Monopoly: The Game of Noncompetition Work

By Gillian O’Malley on March 29, 2017

The minute anyone steps into the Department of Motor Vehicles the instant feeling of exhaustion due to the horrible journey that is about to begin. No matter any day of the week, the DMV always has an incredibly long wait for a task that will take 10 minutes, give or take that the picture taken for your license turns out well. Luckily there has recently been a change, at least within the state of Texas. The “get in line online” option luckily gives people the opportunity to no longer have to wait at the DMV for hours, but the unlucky part about this is that very few people use this utility. Still, causing a trip to the DMV without getting in line online is a 3 hour excursion any day of the week. Charles Wheelan describes how government operations are often portrayed as inefficient due to the lack of incentives. The exact idea of why would someone bother to be friendly or to make the place look comfortable when there is nowhere else to get the good being given is not a priority to government officials because it is not necessary to obtain customers, in this case a driver’s license because people have nowhere else to go. Many countries governments run many sections and businesses of the country, the benefits that would have come from competition between business are lost and the citizens are mad worse off too [1].
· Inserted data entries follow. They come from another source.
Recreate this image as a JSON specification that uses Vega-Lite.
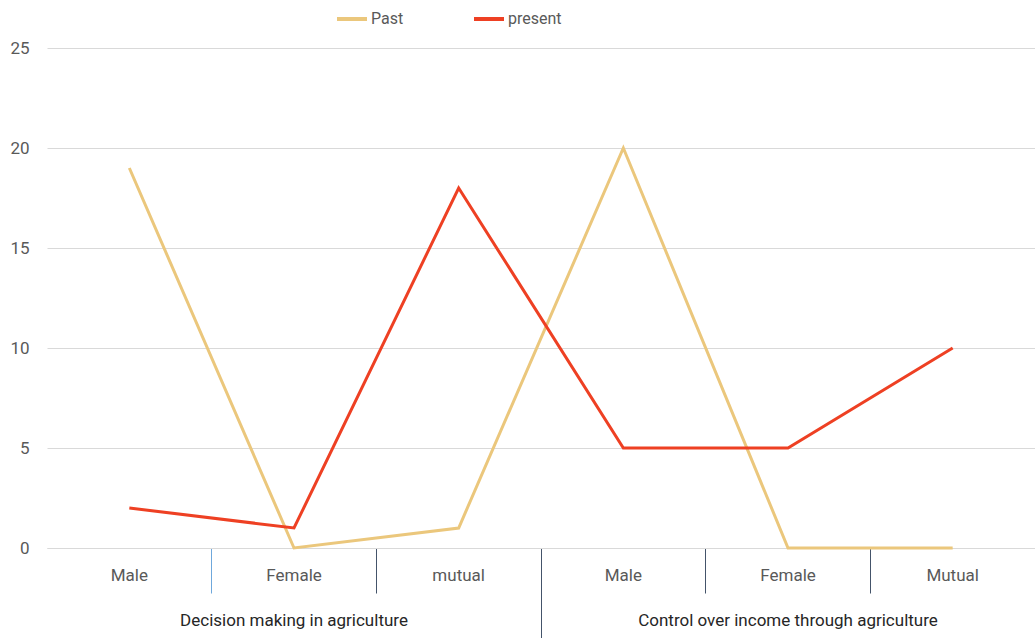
{
  "$schema": "https://vega.github.io/schema/vega-lite/v6.json",
  "width": 988,
  "height": 500,
  "autosize": {"type": "none"},
  "padding": {"left": 47, "top": 48, "right": 0, "bottom": 90},
  "background": "white",
  "config": {"font": "Roboto", "view": {"stroke": null}},
  "datasets": {
    "lines": [
      {"key": "D-Male", "series": "Past", "value": 19},
      {"key": "D-Female", "series": "Past", "value": 0},
      {"key": "D-mutual", "series": "Past", "value": 1},
      {"key": "C-Male", "series": "Past", "value": 20},
      {"key": "C-Female", "series": "Past", "value": 0},
      {"key": "C-Mutual", "series": "Past", "value": 0},
      {"key": "D-Male", "series": "present", "value": 2},
      {"key": "D-Female", "series": "present", "value": 1},
      {"key": "D-mutual", "series": "present", "value": 18},
      {"key": "C-Male", "series": "present", "value": 5},
      {"key": "C-Female", "series": "present", "value": 5},
      {"key": "C-Mutual", "series": "present", "value": 10}
    ],
    "groups": [
      {"key": "D-Female", "group": "Decision making in agriculture"},
      {"key": "C-Female", "group": "Control over income through agriculture"}
    ]
  },
  "layer": [
    {
      "data": {"name": "lines"},
      "mark": {"type": "line", "strokeWidth": 3, "strokeJoin": "miter"},
      "encoding": {
        "x": {
          "field": "key",
          "type": "nominal",
          "sort": ["D-Male", "D-Female", "D-mutual", "C-Male", "C-Female", "C-Mutual"],
          "scale": {"type": "band", "paddingInner": 0, "paddingOuter": 0, "domain": ["D-Male", "D-Female", "D-mutual", "C-Male", "C-Female", "C-Mutual"]},
          "title": null,
          "axis": {
            "bandPosition": 0,
            "labelOffset": 0,
            "labelAngle": 0,
            "labelExpr": "split(datum.value, '-')[1]",
            "labelFontSize": 17,
            "labelColor": "#595959",
            "labelPadding": {"expr": "datum.value === 'C-Male' ? -71 : -26"},
            "labelBaseline": "top",
            "labelAlign": "center",
            "domainColor": "#d9d9d9",
            "domainWidth": 1,
            "grid": false,
            "ticks": true,
            "tickSize": {"expr": "datum.value === 'C-Male' ? 90 : 45"},
            "tickColor": {"condition": {"test": "datum.value === 'D-Female'", "value": "#6FA8DC"}, "value": "#44546A"},
            "tickOpacity": {"condition": {"test": "datum.value === 'D-Male'", "value": 0}, "value": 1},
            "tickWidth": 1
          }
        },
        "y": {
          "field": "value",
          "type": "quantitative",
          "scale": {"domain": [0, 25], "nice": false},
          "title": null,
          "axis": {
            "values": [0, 5, 10, 15, 20, 25],
            "domain": false,
            "ticks": false,
            "labelFontSize": 17,
            "labelColor": "#595959",
            "labelPadding": 18,
            "gridColor": "#d9d9d9",
            "gridWidth": 1
          }
        },
        "color": {
          "field": "series",
          "type": "nominal",
          "scale": {"domain": ["Past", "present"], "range": ["#EBC77C", "#EE4023"]},
          "legend": {
            "title": null,
            "orient": "none",
            "direction": "horizontal",
            "legendX": 288,
            "legendY": -46,
            "symbolType": "stroke",
            "symbolSize": 900,
            "symbolStrokeWidth": 4,
            "labelFontSize": 16,
            "labelColor": "#595959",
            "labelFontWeight": "normal",
            "labelOffset": 2,
            "columnPadding": 62
          }
        }
      }
    },
    {
      "data": {"name": "groups"},
      "mark": {"type": "text", "fontSize": 17, "color": "#262626", "baseline": "middle", "align": "center"},
      "encoding": {
        "x": {"field": "key", "type": "nominal", "sort": ["D-Male", "D-Female", "D-mutual", "C-Male", "C-Female", "C-Mutual"]},
        "y": {"datum": -3.65, "type": "quantitative"},
        "text": {"field": "group"}
      }
    }
  ]
}
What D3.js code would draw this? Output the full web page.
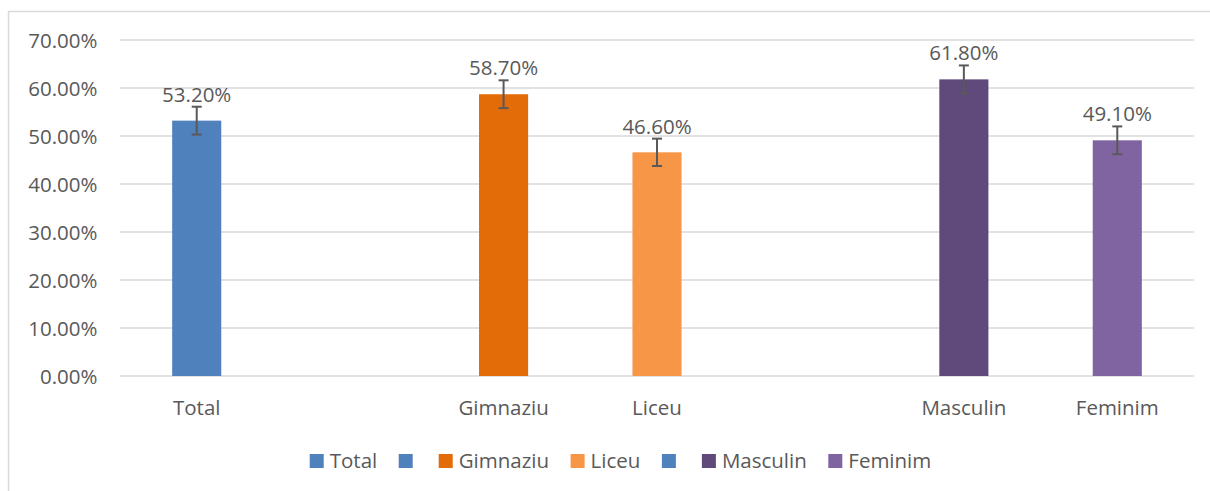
<!DOCTYPE html>
<html>
<head>
<meta charset="utf-8">
<script src="https://cdn.jsdelivr.net/npm/d3@7"></script>
<style>
  html, body { margin: 0; padding: 0; background: #fff; }
  svg { display: block; }
  text { font-family: "Open Sans", sans-serif; fill: #595959; }
</style>
</head>
<body>
<script>
// ---- data ----
const categories = ["Total", "", "Gimnaziu", "Liceu", " ", "Masculin", "Feminim"];
const values = [53.2, null, 58.7, 46.6, null, 61.8, 49.1];
const errors = [2.9, null, 2.9, 2.85, null, 2.9, 2.9];
const colors = ["#4F81BD", null, "#E36C09", "#F79646", null, "#604A7B", "#8064A2"];
const legendLabels = ["Total", "", "Gimnaziu", "Liceu", "", "Masculin", "Feminim"];
const legendColors = ["#4F81BD", "#4F81BD", "#E36C09", "#F79646", "#4F81BD", "#604A7B", "#8064A2"];
const yTicks = [0, 10, 20, 30, 40, 50, 60, 70];

const W = 1210, H = 491;
const margin = { left: 120, right: 16, top: 40, bottom: 115 };
const fs = 20.5;

const svg = d3.select("body").append("svg").attr("width", W).attr("height", H);

// frame
svg.append("path")
  .attr("d", `M8.5,${H + 2} V11.5 H${W + 2}`)
  .attr("fill", "none").attr("stroke", "#D9D9D9").attr("stroke-width", 1.5);

const x = d3.scaleBand().domain(d3.range(categories.length))
  .range([margin.left, W - margin.right]).paddingInner(0.68).paddingOuter(0.34);
const y = d3.scaleLinear().domain([0, 70]).range([H - margin.bottom, margin.top]);

// gridlines
svg.append("g").selectAll("line").data(yTicks).join("line")
  .attr("x1", margin.left).attr("x2", W - margin.right)
  .attr("y1", d => y(d)).attr("y2", d => y(d))
  .attr("stroke", "#D9D9D9").attr("stroke-width", 1.5);

// y axis labels
const yAxis = d3.axisLeft(y).tickValues(yTicks).tickSize(0).tickPadding(0)
  .tickFormat(d => d.toFixed(2) + "%");
const gy = svg.append("g").attr("transform", "translate(97.5,0)").call(yAxis);
gy.select(".domain").remove();
gy.selectAll("text").attr("font-size", fs).attr("font-family", "Open Sans, sans-serif")
  .attr("fill", "#595959").attr("dy", "0.36em");

// x axis labels
const xAxis = d3.axisBottom(x).tickSize(0).tickPadding(0).tickFormat(i => categories[i]);
const gx = svg.append("g").attr("transform", `translate(0,${y(0)})`).call(xAxis);
gx.select(".domain").remove();
gx.selectAll("text").attr("font-size", fs).attr("font-family", "Open Sans, sans-serif")
  .attr("fill", "#595959").attr("dy", null).attr("y", 39);

const idx = d3.range(categories.length).filter(i => values[i] != null);

// bars
svg.append("g").selectAll("rect").data(idx).join("rect")
  .attr("x", i => x(i)).attr("width", x.bandwidth())
  .attr("y", i => y(values[i])).attr("height", i => y(0) - y(values[i]))
  .attr("fill", i => colors[i]);

// error bars
const eb = svg.append("g").attr("stroke", "#595959").attr("stroke-width", 2);
idx.forEach(i => {
  const cx = x(i) + x.bandwidth() / 2;
  const top = y(values[i] + errors[i]), bot = y(values[i] - errors[i]);
  eb.append("line").attr("x1", cx).attr("x2", cx).attr("y1", top).attr("y2", bot);
  eb.append("line").attr("x1", cx - 5).attr("x2", cx + 5).attr("y1", top).attr("y2", top);
  eb.append("line").attr("x1", cx - 5).attr("x2", cx + 5).attr("y1", bot).attr("y2", bot);
});

// value labels
svg.append("g").selectAll("text").data(idx).join("text")
  .attr("x", i => x(i) + x.bandwidth() / 2)
  .attr("y", i => y(values[i] + errors[i]) - 5)
  .attr("text-anchor", "middle").attr("font-size", fs)
  .text(i => values[i].toFixed(2) + "%");

// legend
const lg = svg.append("g");
const items = lg.selectAll("g").data(legendLabels).join("g");
items.append("rect").attr("width", 14).attr("height", 14).attr("y", -14)
  .attr("fill", (d, i) => legendColors[i]);
items.append("text").attr("x", 20).attr("y", -0.5).attr("font-size", fs).text(d => d);
let cursor = 0;
items.each(function(d) {
  const tw = d ? this.querySelector("text").getComputedTextLength() : 0;
  d3.select(this).attr("transform", `translate(${cursor},0)`);
  cursor += 14 + 6 + tw + (d ? 21.5 : 20);
});
const totalW = cursor - 21.5;
lg.attr("transform", `translate(${620.5 - totalW / 2},468)`);
</script>
</body>
</html>
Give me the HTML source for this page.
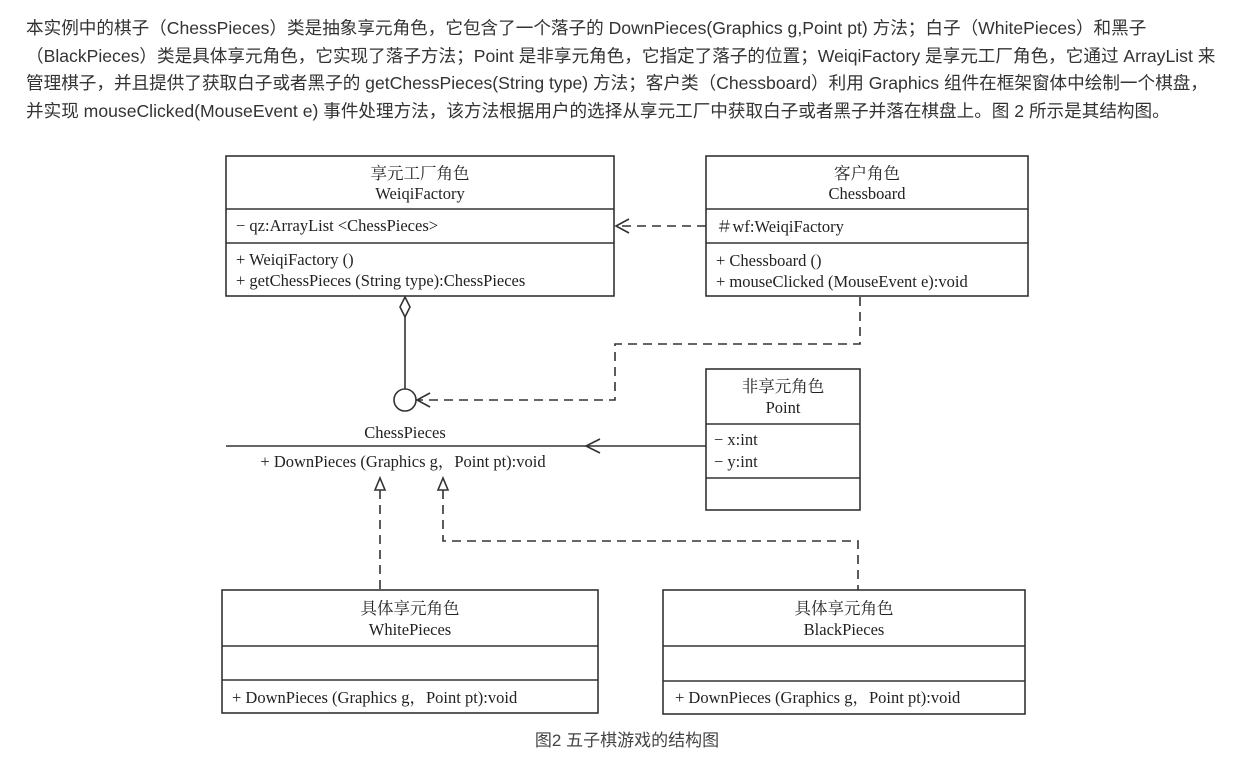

The questions stands that why would someone want to live somewhere that someone does not do their best simply because it will not produce more customers? Wheelan continues by making the point that government should not be the sole provider of a good or service or at least demonstrate an effort towards bettering the community [1]. The exact opposite of a monopoly market would be a free market. FedEx and UPS have turned around the idea of a monopoly on a market, causing the government run system to no longer have major control and demonstrating that a private run industry can even do a better job at it. This has caused a push to better the postal service. Now when someone walks into a post office, the employees are much more helpful, started using a self-service system and so forth. Within the 2017 Index of Economic freedom, the United States is ranked 17th being 75% economically free [2]. Lucky enough the United States is considered one of the most economically free but it seems unfair to distance that from the people who do work in monopoly markets. Yes, the United States is nothing like North Korea (4.9% economically free) or Cuba (33.9% economically free) but the fact that our government run monopolies have improvements to come seems perplexing [2]. Is the United States not the land of the free? As of right now Honk Kong can titled as the Most Economically Free Market. It is the American stigma to want to be the best and one would think the United States government would want to make this country the best it possibly can in all forms.

[1] Wheelan, Charles J. Naked economics: Undressing the Dismal Science. New York: W.W. Norton & Company, 2012.